D´altro canto, la pubblicità pure esercita il ruolo di garanzia
nella persecuzione penale, rendendo possibile l´applicazione di altre garanzie,
attraverso l´accesso completo delle parti, pubblico ministero e giudici, a tutte
le informazioni costanti dagli atti, in tal modo favorendo soprattutto il pieno
contraddittorio e l´esercizio dell´ampia difesa.
È certo, inoltre, che il tema della pubblicità nella
persecuzione, va acquistando, ai giorni nostri, rilievo speciale. Effettivamente,
lo sviluppo dei mezzi tecnologici, permettendo la diffusione quasi immediata
delle informazioni, specialmente per mezzo delle nuove attrezzature –
180
computers, camere televisive, telefoni cellulari di ultima generazione, ecc. – e
l´inserimento sociale sempre maggiore dei mezzi di comunicazione,
costituiscono un serio rischio per i diritti fondamentali, specialmente
all´intimità e alla vita privata dei cittadini.

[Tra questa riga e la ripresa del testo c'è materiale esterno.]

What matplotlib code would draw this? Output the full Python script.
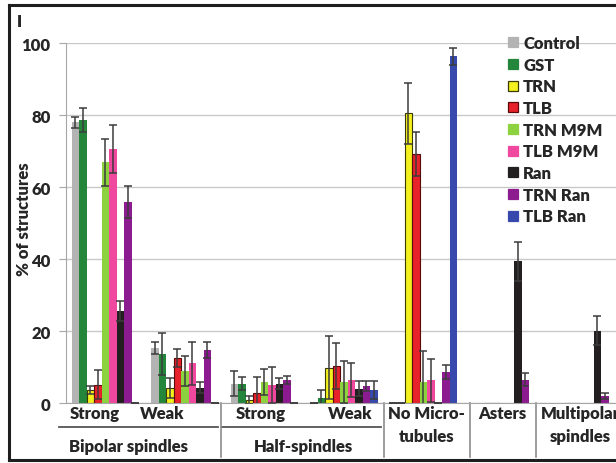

E il contrasto tra la libertà di espressione e l´intimità può
emergere nel corso della persecuzione penale, riguardando inoltre la pubblicità
di essa. Come si vede, non bastasse l´importanza storica, come conquista
democratica del processo, del principio della pubblicità, si rende oggi
necessaria una sua rilettura, alla luce della nuova realtà sociale, nella quale i
diritti fondamentali e lo stesso Stato Democratico di Diritto si vedono
minacciati dall´indebita invasione della collettività nella sfera dell´individuo.
Valutare se esiste o no la possibilità che la pubblicità
processuale venga ristretta, e in che misura, per la preservazione dell´intimità e
della vita privata, attualmente maggiormente minacciate per il progresso dei
mezzi tecnologici e del grande inserimento sociale dei mezzi di comunicazione,
che alle volte fanno del processo uno “spettacolo”, è lo scopo di questo studio.